On notera enfin que le Parlement est informé de l'avancement de la politique de simplification par un rapport annuel qui lui est adressé aussi bien en Allemagne qu'aux Pays-Bas.

D'un point de vue général, il ressort de ces trois exemples que la politique de simplification, si elle passe nécessairement par des « trains » de mesures, ne se résume pas à des initiatives ponctuelles mais tend à devenir un processus de long terme, répondant à des normes définies au niveau international et reposant sur l'utilisation de méthodes spécifiques.


* 1 OCDE, Éliminer la paperasserie. La simplification administrative dans les pays de l'OCDE , 2003.

* 2 OCDE, Perspectives de l'OCDE sur la politique de la réglementation 2015 , 2016, p. 18.

* 3 OCDE, Éliminer la paperasserie. La simplification administrative dans les pays de l'OCDE , p. 200-201..
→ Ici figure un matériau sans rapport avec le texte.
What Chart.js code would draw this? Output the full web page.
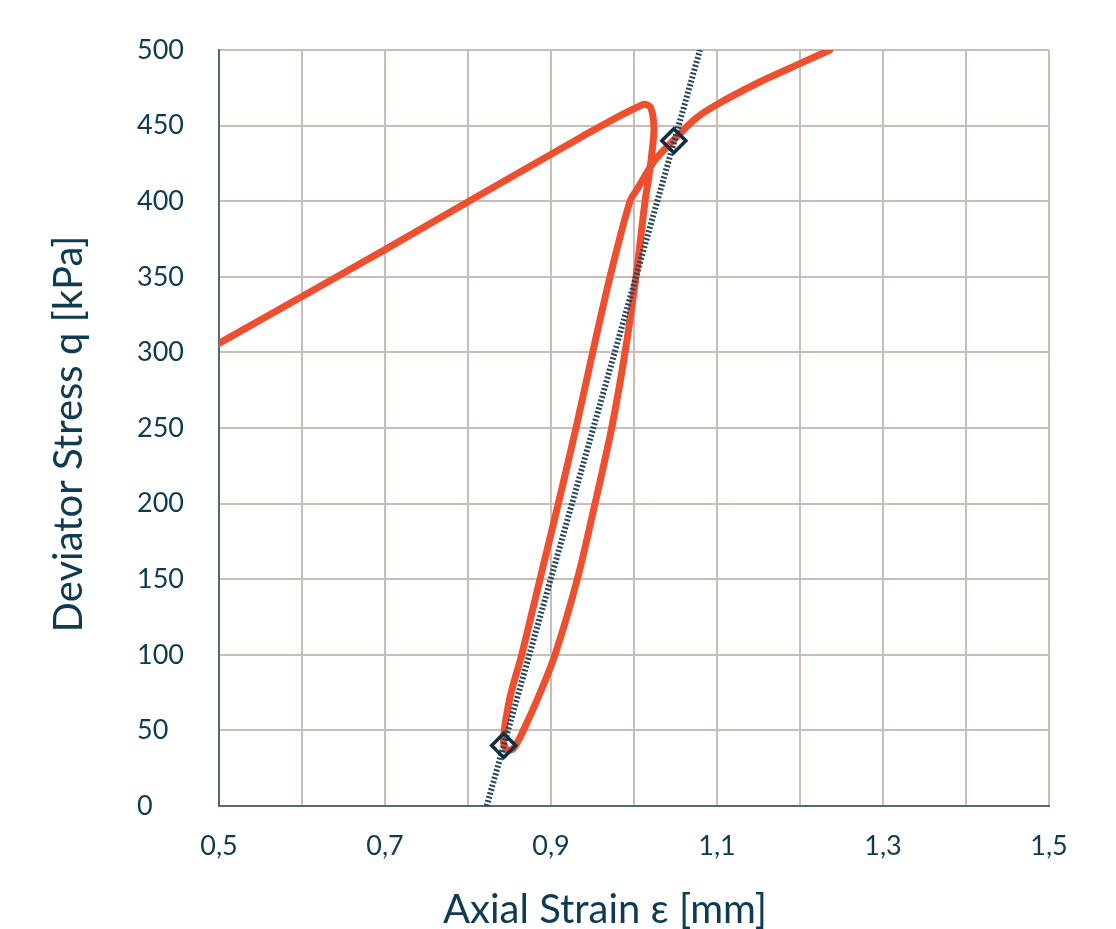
<!DOCTYPE html>
<html>
<head>
<meta charset="utf-8">
<title>Deviator Stress vs Axial Strain</title>
<script src="https://cdn.jsdelivr.net/npm/chart.js@4.4.1/dist/chart.umd.min.js"></script>
<style>
  html, body { margin: 0; padding: 0; background: #fff; }
</style>
</head>
<body>
<canvas id="stress" width="1116" height="929"></canvas>
<script>
//=============================== DATA ===============================
// loading -> peak -> unloading -> reloading path (red curve)
var curveStrain = [0.5, 0.7, 0.935, 1.011, 1.020, 1.024, 1.022, 1.0173, 1.0133, 1.0024, 0.9892, 0.9731, 0.953, 0.9317, 0.9048, 0.8847, 0.8667, 0.8546, 0.8470, 0.8426, 0.8506, 0.8647, 0.8867, 0.9088, 0.9301, 0.9502, 0.9711, 0.9952, 1.005, 1.025, 1.047, 1.075, 1.100, 1.152, 1.200, 1.236];
var curveStress = [306, 368, 442, 464, 462, 449, 434, 414, 400, 350, 300, 250, 200, 150, 100, 72, 50, 38, 37, 43, 72, 100, 150, 200, 250, 300, 350, 400, 409, 427, 440, 455, 464, 479, 491, 500];

// secant modulus line (dotted)
var secantStrain = [0.8225, 1.0795];
var secantStress = [0, 500];

// diamond markers
var markerStrain = [0.843, 1.048];
var markerStress = [40, 440];

var xMin = 0.5, xMax = 1.5, xStep = 0.1;
var yMin = 0, yMax = 500, yStep = 50;

var xTitle = 'Axial Strain ε [mm]';
var yTitle = 'Deviator Stress q [kPa]';

var textColor = '#0e3a53';
var gridColor = '#c9bdb6';
var axisColor = '#52697a';
var redColor = '#ee4f2f';

function toPoints(xs, ys) {
  var pts = [];
  for (var i = 0; i < xs.length; i++) pts.push({x: xs[i], y: ys[i]});
  return pts;
}

// axis titles, placed like the original (slightly off the plot centre)
var axisTitles = {
  id: 'axisTitles',
  afterDraw: function (chart) {
    var c = chart.ctx;
    c.save();
    c.fillStyle = textColor;
    c.font = '40px Lato';
    c.textAlign = 'center';
    c.textBaseline = 'alphabetic';
    c.fillText(xTitle, 605, 923);
    c.translate(82, 434);
    c.rotate(-Math.PI / 2);
    c.fillText(yTitle, 0, 0);
    c.restore();
  }
};

//=============================== CHART ===============================
var ctx = document.getElementById("stress");
var chart = new Chart(ctx, {
  type: 'scatter',
  data: {
    datasets: [{
      label: 'Markers',
      data: toPoints(markerStrain, markerStress),
      showLine: false,
      pointStyle: 'rectRot',
      pointRadius: 12,
      pointBorderWidth: 3.5,
      pointBorderColor: '#0f2e42',
      pointBackgroundColor: 'rgba(0,0,0,0)',
      order: 0
    }, {
      label: 'Secant',
      data: toPoints(secantStrain, secantStress),
      showLine: true,
      borderColor: '#22465e',
      borderWidth: 6,
      borderDash: [2, 2],
      pointRadius: 0,
      order: 1
    }, {
      label: 'Stress path',
      data: toPoints(curveStrain, curveStress),
      showLine: true,
      borderColor: redColor,
      borderWidth: 7,
      borderCapStyle: 'round',
      borderJoinStyle: 'round',
      tension: 0.3,
      pointRadius: 0,
      order: 2
    }]
  },
  options: {
    responsive: false,
    animation: false,
    layout: { padding: { left: 137, top: 50, right: 67, bottom: 0 } },
    plugins: {
      legend: { display: false },
      tooltip: { enabled: false }
    },
    scales: {
      x: {
        type: 'linear',
        min: xMin,
        max: xMax,
        afterFit: function (scale) { scale.height = 123; },
        grid: { color: gridColor, lineWidth: 2, drawTicks: false },
        border: { color: axisColor, width: 2 },
        ticks: {
          stepSize: xStep,
          autoSkip: false,
          maxRotation: 0,
          padding: 24,
          color: textColor,
          font: { family: 'Lato', size: 27 },
          callback: function (v, i) {
            return i % 2 === 0 ? v.toFixed(1).replace('.', ',') : '';
          }
        }
      },
      y: {
        type: 'linear',
        min: yMin,
        max: yMax,
        afterFit: function (scale) { scale.width = 82; },
        grid: { color: gridColor, lineWidth: 2, drawTicks: false },
        border: { color: axisColor, width: 2 },
        ticks: {
          stepSize: yStep,
          crossAlign: 'far',
          color: textColor,
          font: { family: 'Lato', size: 27 }
        }
      }
    }
  },
  plugins: [axisTitles]
});
</script>
</body>
</html>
* 4 OCDE, Mieux légiférer en Europe , 2010, résumé de l'étude consacrée à la France, p. 2 et 3.

* 5 OCDE, Perspectives de l'OCDE sur la politique de la réglementation 2015 , 2016, p. 182.

* 6 Rapport de M. Thierry Mandon, Mieux simplifier « La simplification collaborative » , p. 10-11.

* 7 Statskontoret, Vad gör Regelrådet? Arbetsprocesser, roller och organisation för enklare regler, 2014, p. 19-20.